Sunday, 7 December 2008

Ladies Dancing

I had to do it. For so long I had been striving to screw my courage to the sticking place. Every day, the same journey, the same people, the same old same old. Schlepping in, another load of bullshit and bollocks, bad head and dry mouth, to endure a day of it from the usual suspects before struggling through the arseholes to get the 17.26 back home. But then, it all began to be worthwhile, all became enlivened with her presence.

The first time, she was little more than another face in the crowd. It was Easter - or something - a school holiday in any case, and there were fewer people on the train than usual. This meant that she sat opposite me. We exchanged glances - nothing more, but I was sure I detected a smile. After that, I started to see her every evening, more or less. We never spoke, but those half-smiles seemed to become more frequent, and there was the occasional frisson of an almost-touch from time to time.

I don't know where she gets off on the way home, because she always stays on the train after I leave. I could see no ring on her finger, though the curse of engagement seems often to infect girls of her age and type. There was surely no Crispin or Dave waiting at the wine bar or pub to meet her, no Roderick or Gal waiting in the kitchen with an apron on or sitting on the sofa with a can of Stella and a tin of Pringles. She was available, it seemed.

And she was sweet. Her hair was scraped back - set off by classy earrings; her blouses were crisp and neatly pressed; her skirts black and pencilled; her shoes shiny and pointed; and her perfume aromatic. She read the Lite mostly, but would sometimes flick through OK, and sometimes I would see those hazel eyes flick over the top of the page at me. Some nights, I would not see her - no doubt at dentist or nail bar, or running errands for her frail mother, and I started to grow more anxious that I was allowing an opportunity to slip away.

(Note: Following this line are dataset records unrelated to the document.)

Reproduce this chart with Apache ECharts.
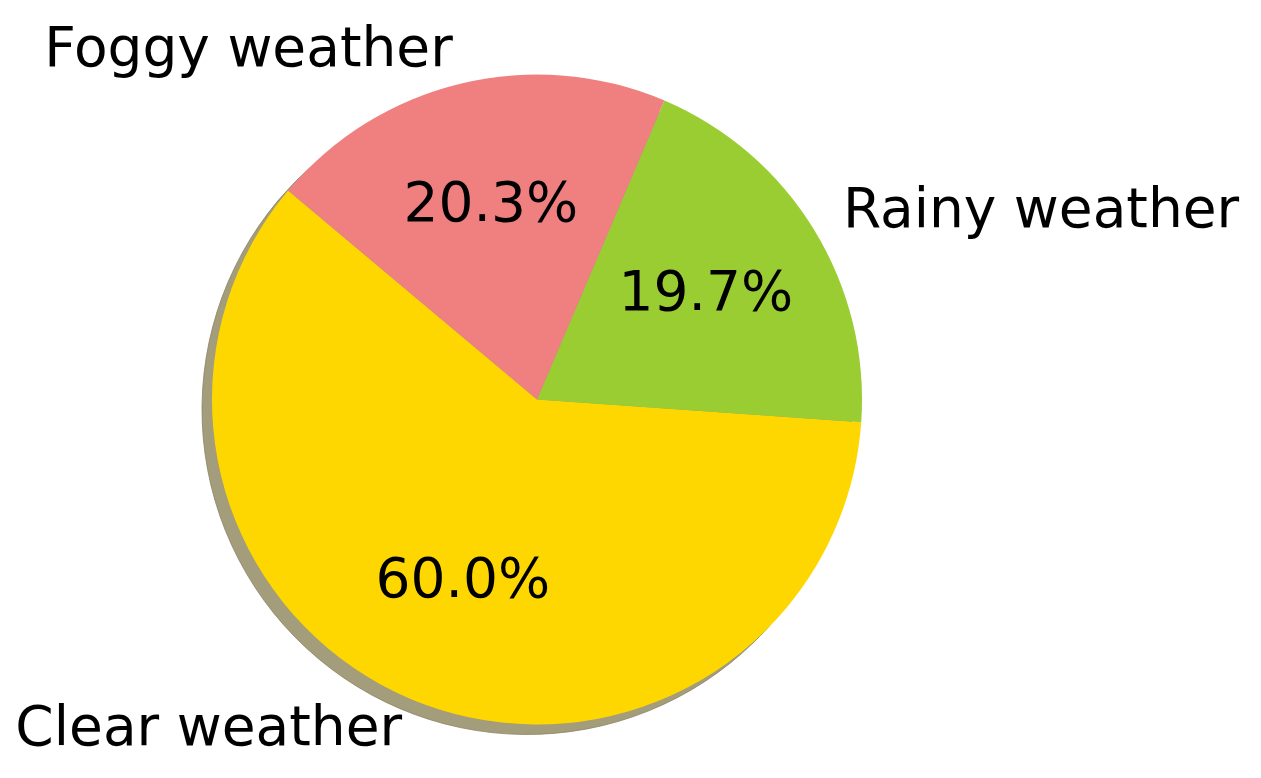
<!DOCTYPE html>
<html>
<head>
<meta charset="utf-8">
<script src="https://cdn.jsdelivr.net/npm/echarts@6/dist/echarts.min.js"></script>
<style>
  html, body { margin: 0; padding: 0; background: #fff; }
  #chart { width: 1261px; height: 778px; }
</style>
</head>
<body>
<div id="chart"></div>
<script>
// wedge order (counter-clockwise, starting at 140 deg)
const categories = ['Clear weather', 'Rainy weather', 'Foggy weather']
const shares = [60.0, 19.7, 20.3]
const colors = ['#FFD700', '#9ACD32', '#F08080']
const shadowColors = ['#A39D7B', '#969E87', '#A49393']

const cx = 537
const cy = 399.5
const r = 325
const font = 'DejaVu Sans'

const myChart = echarts.init(document.getElementById('chart'))

const common = {
  type: 'pie',
  startAngle: 140,
  clockwise: false,
  silent: true,
  avoidLabelOverlap: false,
  animation: false
}

const option = {
  backgroundColor: '#fff',
  series: [
    // shadow copy, shifted left/down
    Object.assign({}, common, {
      center: [cx - 10, cy + 10],
      radius: r,
      z: 1,
      label: { show: false },
      labelLine: { show: false },
      data: shares.map((v, i) => ({
        value: v,
        name: categories[i],
        itemStyle: { color: shadowColors[i], borderColor: '#8C8462', borderWidth: 0.8 }
      }))
    }),
    // main pie with outer category labels at 1.1 r
    Object.assign({}, common, {
      center: [cx, cy],
      radius: r,
      z: 2,
      label: {
        show: true,
        position: 'outside',
        formatter: '{b}',
        color: '#000',
        fontFamily: font,
        fontSize: 55,
        distanceToLabelLine: 1
      },
      labelLine: { show: false, length: r * 0.1, length2: 0 },
      data: shares.map((v, i) => ({
        value: v,
        name: categories[i],
        itemStyle: { color: colors[i] }
      }))
    }),
    // transparent ring only used to place percentages at 0.6 r
    Object.assign({}, common, {
      center: [cx, cy],
      radius: r * 1.2,
      z: 3,
      itemStyle: { color: 'rgba(0,0,0,0)' },
      label: {
        show: true,
        position: 'inside',
        formatter: p => p.value.toFixed(1) + '%',
        color: '#000',
        fontFamily: font,
        fontSize: 55
      },
      labelLine: { show: false },
      data: shares.map((v, i) => ({ value: v, name: categories[i] }))
    })
  ]
}

myChart.setOption(option)
</script>
</body>
</html>
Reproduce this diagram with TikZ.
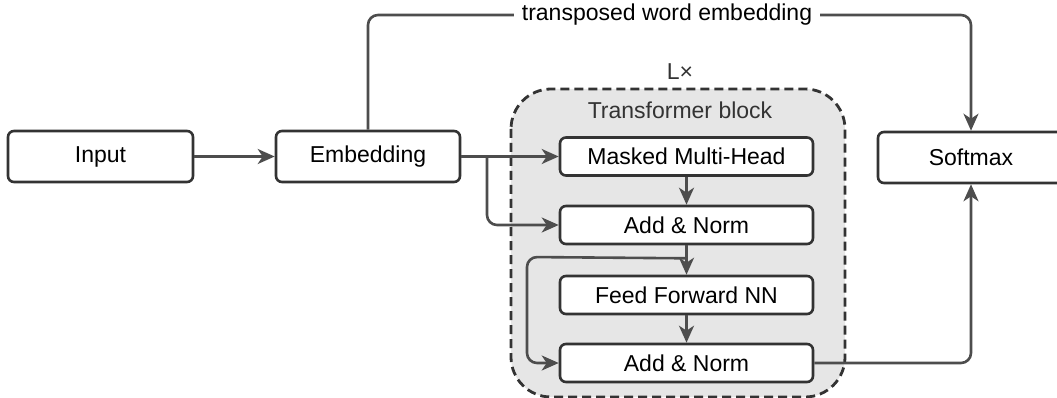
\documentclass[tikz,border=0pt]{standalone}
\usepackage{fontspec}
\setmainfont{Liberation Sans}
\usetikzlibrary{arrows.meta}
\definecolor{edgec}{HTML}{4D4D4D}
\definecolor{bordc}{HTML}{333333}
\definecolor{blockfill}{HTML}{E6E6E6}
\begin{document}
\begin{tikzpicture}[x=1pt,y=-1pt,
  txt/.style={font=\fontsize{23}{27}\selectfont},
  box/.style={txt, draw=bordc, line width=2.6pt, rounded corners=6pt, fill=white, inner sep=0pt},
  bigbox/.style={box, minimum height=51pt},
  inbox/.style={box, minimum width=253pt, minimum height=38pt},
  conn/.style={draw=edgec, line width=2.6pt, rounded corners=10pt,
    -{Stealth[length=17pt,width=15pt,inset=5pt]}},
  block/.style={draw=bordc, line width=2.8pt, dash pattern=on 9pt off 5pt, fill=blockfill, rounded corners=40pt}
]
\useasboundingbox (0,0) rectangle (1057,398);
% transformer block
\draw[block] (511,89) rectangle (845,397);
\node[txt, text=bordc] (lx) at (680,72) {L×};
\node[txt, text=bordc] (tb) at (680,110) {Transformer block};
% boxes
\node[bigbox, minimum width=185pt] (inp) at (100.5,156.5) {Input};
\node[bigbox, minimum width=184pt] (emb) at (368,156.5) {Embedding};
\node[bigbox, minimum width=186pt] (smx) at (971,157.5) {Softmax};
\node[inbox] (mmh) at (686.5,156.5) {Masked Multi-Head};
\node[inbox] (an1) at (686.5,225) {Add \& Norm};
\node[inbox] (ffn) at (686.5,295) {Feed Forward NN};
\node[inbox] (an2) at (686.5,363) {Add \& Norm};
% connectors
\draw[conn] (inp.east) -- (emb.west);
\draw[conn] (emb.east) -- (mmh.west);
\coordinate (br) at (487,156.5);
\draw[conn] (br) |- (an1.west);
\draw[conn] (mmh.south) -- (an1.north);
\draw[conn] (an1.south) -- (ffn.north);
\draw[conn] (ffn.south) -- (an2.north);
\coordinate (lp) at ([yshift=-13pt]an1.south);
\coordinate (lpl) at (527,257);
\draw[conn] (lp) -- (lpl) |- (an2.west);
\draw[conn] (an2.east) -| (smx.south);
\coordinate (tp) at (667,15);
\draw[conn] (emb.north) |- (tp) -| (smx.north);
\node[txt, fill=white, inner xsep=8pt, inner ysep=2pt] (twe) at (tp) {transposed word embedding};
\end{tikzpicture}
\end{document}
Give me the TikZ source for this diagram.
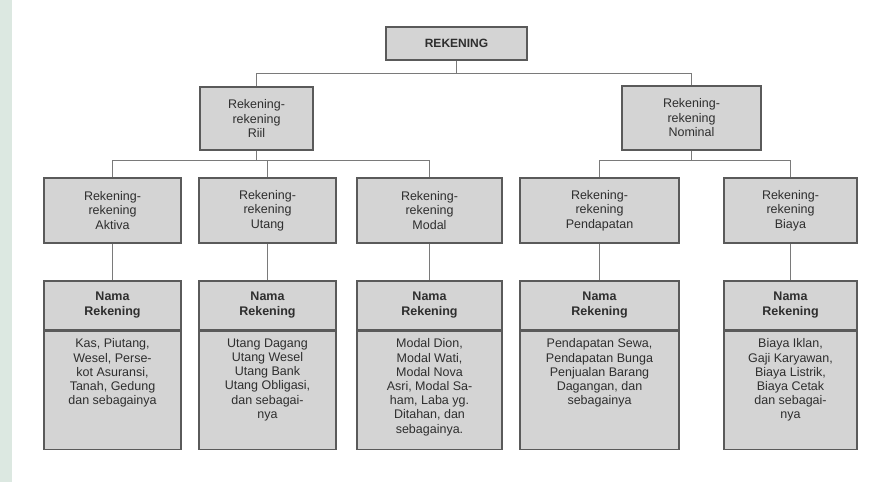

After a while, I could stand no more of it. I usually pick up the London Paper at the station - it occupies the hands and eyes if not the brain - and became a fan of the little section on the dating page - lovestruck, I think it's called. At first, it was all about laughing at the saddos who send in these pathetic messages:

Central line, 9am on Wednesday. To the fantastically gorgeous brunette I was squashed next to. You got off at Marble Arch. Eye contact and smiles are not enough! Drink? Guy with red and white bag

I ask you! But then, after a while, I started to wonder. Maybe my beauty was one of these people, and here I was being so cruel and unkind to her. Perhaps she was declaring her love for me under cover of these anonymous billet doux. So I started to read them with more care and attention, hungrily devouring every one which involved my service or stations, or which might possibly describe 'my' girl.

And then it struck me. I was missing a trick, because I was reading the wrong bloody paper! I had to switch to the Lite just to ensure that I was capturing all possible angles. Then I noticed that she would sometimes switch to the London Paper and so was forced to grab a copy of each one from the distributors on the way into the station, hungrily devouring the love texts every night before settling into the serious matter of who was drunk at China White last night. Holidays were a nightmare, in the same way that someone who runs the same numbers on the Lottery every week, because I feared I might have missed the crucial one. And the internet provided only the LP messages, not the Lite ones. Yet nothing concrete happened, and the weeks drifted by.

At last, I grasped the nettle of destiny in both hands. Trembling with anticipation, I started to type my text:

To the lovely lady on the 17.26 from Waterloo. You are my world, the essence of my being. Without you, I am the sky without stars. The guy with the Head bag. Drink?

I swallowed hard, but pressed send before I could think too deeply about it, and felt my heart race as I imagined the electronic pulses winging their way through the ether. It was done, and now there could be no turning back.

But the next day, I hesitated after grabbing my papers and moving to one side of the streaming masses to read the Lovestruck messages. There it was! Proudly displayed in the dating sections of both. And there, over my shoulder, was my Head bag. She would know it was me, without a doubt. What if she thought I was an idiot, and went on to laugh at me with all of her friends on Facebook. How could I have been so stupid? I turned around and headed up the Strand for a drink, so that I could avoid the train she would be on. I wouldn't be home in time for The Simpsons, but it didn't matter. My burning cheeks made me stay in there for over an hour, and I knew that life would never be the same again.